Rows from a dataset of charts and code
------------------------------------------------------------

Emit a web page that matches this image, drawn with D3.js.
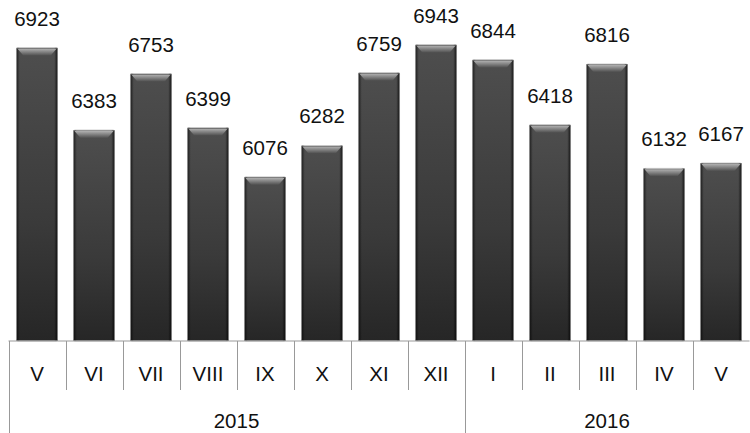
<!DOCTYPE html>
<html><head><meta charset="utf-8">
<script src="https://cdn.jsdelivr.net/npm/d3@7"></script>
<style>body{margin:0;background:#fff}svg{display:block}</style>
</head><body><svg id="c" width="750" height="433"></svg>
<script>
const months = ["V","VI","VII","VIII","IX","X","XI","XII","I","II","III","IV","V"];
const values = [6923,6383,6753,6399,6076,6282,6759,6943,6844,6418,6816,6132,6167];
const years = ["2015","2016"];
const yearSpans = [8,5];

const svg = d3.select("#c");
const W = 750, H = 433;
const left = 8.5, right = 749.5, base = 341;
const font = "Liberation Sans, Arial, sans-serif";
const ids = months.map((m,i)=>"b"+i);
const x = d3.scaleBand().domain(ids).range([left,right]).paddingInner(0.28).paddingOuter(0.14);
const y = d3.scaleLinear().domain([5000,7000]).range([base,36]);

const defs = svg.append("defs");
const g1 = defs.append("linearGradient").attr("id","vg").attr("x1",0).attr("x2",0).attr("y1",0).attr("y2",1);
g1.append("stop").attr("offset","0%").attr("stop-color","#4e4e4e");
g1.append("stop").attr("offset","60%").attr("stop-color","#3a3a3a");
g1.append("stop").attr("offset","100%").attr("stop-color","#262626");
const g2 = defs.append("linearGradient").attr("id","hg").attr("x1",0).attr("x2",1).attr("y1",0).attr("y2",0);
g2.append("stop").attr("offset","0%").attr("stop-color","#000").attr("stop-opacity",0.6);
g2.append("stop").attr("offset","8%").attr("stop-color","#000").attr("stop-opacity",0);
g2.append("stop").attr("offset","92%").attr("stop-color","#000").attr("stop-opacity",0);
g2.append("stop").attr("offset","100%").attr("stop-color","#000").attr("stop-opacity",0.7);
const g3 = defs.append("linearGradient").attr("id","tg").attr("x1",0).attr("x2",0).attr("y1",0).attr("y2",1);
g3.append("stop").attr("offset","0%").attr("stop-color","#b0b0b0");
g3.append("stop").attr("offset","100%").attr("stop-color","#4e4e4e");

const bars = svg.append("g").selectAll("g").data(values).join("g");
bars.append("rect")
  .attr("x",(d,i)=>x(ids[i])).attr("y",d=>y(d))
  .attr("width",x.bandwidth()).attr("height",d=>base-y(d))
  .attr("fill","url(#vg)").attr("stroke","#c8c8c8").attr("stroke-width",1).attr("rx",1.5);
bars.append("rect")
  .attr("x",(d,i)=>x(ids[i])).attr("y",d=>y(d))
  .attr("width",x.bandwidth()).attr("height",d=>base-y(d))
  .attr("fill","url(#hg)");
bars.append("path")
  .attr("d",(d,i)=>{const x0=x(ids[i]),x1=x0+x.bandwidth(),t=y(d);
    return `M${x0+1},${t+1}L${x1-1},${t+1}L${x1-7},${t+8}L${x0+7},${t+8}Z`;})
  .attr("fill","url(#tg)");

svg.append("g").selectAll("text").data(values).join("text")
  .attr("x",(d,i)=>x(ids[i])+x.bandwidth()/2).attr("y",d=>y(d)-22)
  .attr("text-anchor","middle").attr("font-family",font)
  .attr("font-size",20.5).attr("fill","#111").text(d=>d);

// axis table
const step = x.step();
const ax = svg.append("g").attr("stroke","#999").attr("stroke-width",1).attr("fill","none");
ax.append("line").attr("x1",left).attr("x2",right).attr("y1",base).attr("y2",base);
const bounds = d3.range(months.length+1).map(i=>left+i*step);
let cum=[0]; yearSpans.forEach(s=>cum.push(cum[cum.length-1]+s));
ax.selectAll("line.sep").data(bounds).join("line").attr("class","sep")
  .attr("x1",d=>Math.round(d)+0.5).attr("x2",d=>Math.round(d)+0.5)
  .attr("y1",base).attr("y2",(d,i)=>cum.includes(i)?H:390);

svg.append("g").selectAll("text").data(months).join("text")
  .attr("x",(d,i)=>x(ids[i])+x.bandwidth()/2).attr("y",380.5)
  .attr("text-anchor","middle").attr("font-family",font)
  .attr("font-size",20.5).attr("fill","#111").text(d=>d);
svg.append("g").selectAll("text").data(years).join("text")
  .attr("x",(d,i)=>left+(cum[i]+cum[i+1])/2*step).attr("y",428)
  .attr("text-anchor","middle").attr("font-family",font)
  .attr("font-size",20.5).attr("fill","#111").text(d=>d);
</script></body></html>
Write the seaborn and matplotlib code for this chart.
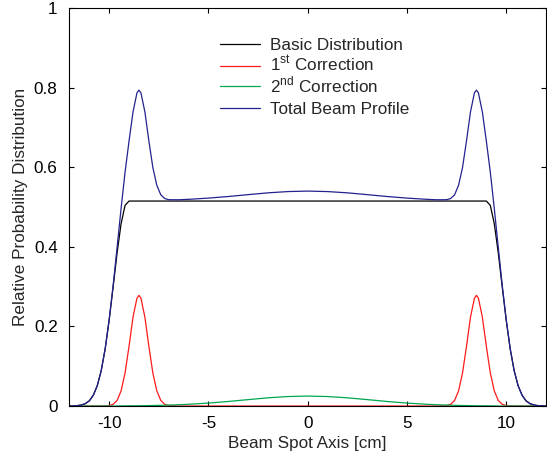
import matplotlib
matplotlib.use("Agg")
import matplotlib.pyplot as plt
from matplotlib.legend import Legend
import seaborn as sns
import pandas as pd

# x positions (cm) -- left half, mirrored for right half
x_left = [-12.0, -11.6, -11.4, -11.2, -11.0, -10.8, -10.6, -10.4, -10.2, -10.0,
          -9.8, -9.6, -9.4, -9.2, -9.0, -8.8, -8.6, -8.5, -8.4, -8.2, -8.0,
          -7.8, -7.6, -7.4, -7.2, -7.0, -6.5, -6.0, -5.0, -4.0, -3.0, -2.0, -1.0]
x_mid = [0.0]

basic_left = [0.0001, 0.001, 0.0025, 0.006, 0.013, 0.027, 0.051, 0.089, 0.144, 0.216,
              0.299, 0.385, 0.458, 0.504, 0.515, 0.515, 0.515, 0.515, 0.515, 0.515, 0.515,
              0.515, 0.515, 0.515, 0.515, 0.515, 0.515, 0.515, 0.515, 0.515, 0.515, 0.515, 0.515]
basic_mid = [0.515]

corr1_left = [0.0, 0.0, 0.0, 0.0, 0.0, 0.0, 0.0, 0.0, 0.0002, 0.0011,
              0.0043, 0.014, 0.038, 0.083, 0.150, 0.223, 0.271, 0.278, 0.271, 0.223, 0.150,
              0.083, 0.038, 0.014, 0.0043, 0.0011, 0.0, 0.0, 0.0, 0.0, 0.0, 0.0, 0.0]
corr1_mid = [0.0]

corr2_left = [0.0, 0.0, 0.0, 0.0, 0.0, 0.0, 0.0, 0.0, 0.0, 0.0,
              0.0, 0.0, 0.0003, 0.0004, 0.0005, 0.0006, 0.0007, 0.0007, 0.0008, 0.0009, 0.0011,
              0.0013, 0.0015, 0.0017, 0.0020, 0.0023, 0.0032, 0.0043, 0.0074, 0.0114, 0.0161, 0.0206, 0.0238]
corr2_mid = [0.025]

total_left = [0.0001, 0.001, 0.0025, 0.006, 0.013, 0.027, 0.051, 0.089, 0.1442, 0.2171,
              0.3033, 0.399, 0.4963, 0.5874, 0.6655, 0.7386, 0.7867, 0.7937, 0.7868, 0.7389, 0.6661,
              0.5993, 0.5545, 0.5307, 0.5213, 0.5184, 0.5182, 0.5193, 0.5224, 0.5264, 0.5311, 0.5356, 0.5388]
total_mid = [0.540]

labels = ["Basic Distribution", r"1$^{\mathregular{st}}$ Correction",
          r"2$^{\mathregular{nd}}$ Correction", "Total Beam Profile"]
colors = ["#000000", "#ff1a1a", "#00a651", "#23238e"]

def full(left, mid, neg=False):
    right = [-v for v in left[::-1]] if neg else left[::-1]
    return left + mid + right

x = full(x_left, x_mid, neg=True)
series = [full(basic_left, basic_mid), full(corr1_left, corr1_mid),
          full(corr2_left, corr2_mid), full(total_left, total_mid)]

frames = []
for lab, ys in zip(labels, series):
    frames.append(pd.DataFrame({"x": x, "y": ys, "series": lab}))
df = pd.concat(frames, ignore_index=True)

sns.set_style("ticks")
plt.rcParams["font.family"] = ["Liberation Sans", "DejaVu Sans"]
plt.rcParams["axes.unicode_minus"] = False

FS = 12.3

fig = plt.figure(figsize=(5.47, 4.58), dpi=100)
ax = fig.add_axes([0.127, 0.1135, 0.871, 0.869])

sns.lineplot(data=df, x="x", y="y", hue="series", hue_order=labels,
             palette=dict(zip(labels, colors)), linewidth=0.9, ax=ax,
             sort=False, estimator=None, legend=False)

ax.set_xlim(-12, 12)
ax.set_ylim(0, 1)
ax.set_xticks([-10, -5, 0, 5, 10])
ax.set_xticklabels(["-10", "-5", "0", "5", "10"])
ax.set_yticks([0, 0.2, 0.4, 0.6, 0.8, 1])
ax.set_yticklabels(["0", "0.2", "0.4", "0.6", "0.8", "1"])
ax.tick_params(direction="in", length=3.6, width=0.8, top=True, right=True,
               labelsize=FS, colors="black")
ax.tick_params(axis="y", pad=8.5)
ax.tick_params(axis="x", pad=7)
for s in ax.spines.values():
    s.set_visible(True)
    s.set_linewidth(0.8)
    s.set_color("black")
ax.set_xlabel("Beam Spot Axis [cm]", fontsize=FS, labelpad=4)
ax.set_ylabel("Relative Probability Distribution", fontsize=FS, labelpad=4.5)

# legend: one entry per row so that rows are evenly spaced
lines = ax.get_lines()[:4]
row_y = [0.907, 0.858, 0.807, 0.745]
for ln, lab, yy in zip(lines, labels, row_y):
    leg = Legend(ax, [ln], [lab], loc="center left", bbox_to_anchor=(0.316, yy),
                 frameon=False, fontsize=FS, handlelength=2.35, handletextpad=0.6,
                 borderaxespad=0, borderpad=0)
    ax.add_artist(leg)

fig.savefig("out.png", dpi=100)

------------------------------------------------------------

Drop the images and output only the lines from the one that contains "Write the seaborn" to the one that contains "corr2_mid = [0.025]", both included.

Write the seaborn and matplotlib code for this chart.
import matplotlib
matplotlib.use("Agg")
import matplotlib.pyplot as plt
from matplotlib.legend import Legend
import seaborn as sns
import pandas as pd

# x positions (cm) -- left half, mirrored for right half
x_left = [-12.0, -11.6, -11.4, -11.2, -11.0, -10.8, -10.6, -10.4, -10.2, -10.0,
          -9.8, -9.6, -9.4, -9.2, -9.0, -8.8, -8.6, -8.5, -8.4, -8.2, -8.0,
          -7.8, -7.6, -7.4, -7.2, -7.0, -6.5, -6.0, -5.0, -4.0, -3.0, -2.0, -1.0]
x_mid = [0.0]

basic_left = [0.0001, 0.001, 0.0025, 0.006, 0.013, 0.027, 0.051, 0.089, 0.144, 0.216,
              0.299, 0.385, 0.458, 0.504, 0.515, 0.515, 0.515, 0.515, 0.515, 0.515, 0.515,
              0.515, 0.515, 0.515, 0.515, 0.515, 0.515, 0.515, 0.515, 0.515, 0.515, 0.515, 0.515]
basic_mid = [0.515]

corr1_left = [0.0, 0.0, 0.0, 0.0, 0.0, 0.0, 0.0, 0.0, 0.0002, 0.0011,
              0.0043, 0.014, 0.038, 0.083, 0.150, 0.223, 0.271, 0.278, 0.271, 0.223, 0.150,
              0.083, 0.038, 0.014, 0.0043, 0.0011, 0.0, 0.0, 0.0, 0.0, 0.0, 0.0, 0.0]
corr1_mid = [0.0]

corr2_left = [0.0, 0.0, 0.0, 0.0, 0.0, 0.0, 0.0, 0.0, 0.0, 0.0,
              0.0, 0.0, 0.0003, 0.0004, 0.0005, 0.0006, 0.0007, 0.0007, 0.0008, 0.0009, 0.0011,
              0.0013, 0.0015, 0.0017, 0.0020, 0.0023, 0.0032, 0.0043, 0.0074, 0.0114, 0.0161, 0.0206, 0.0238]
corr2_mid = [0.025]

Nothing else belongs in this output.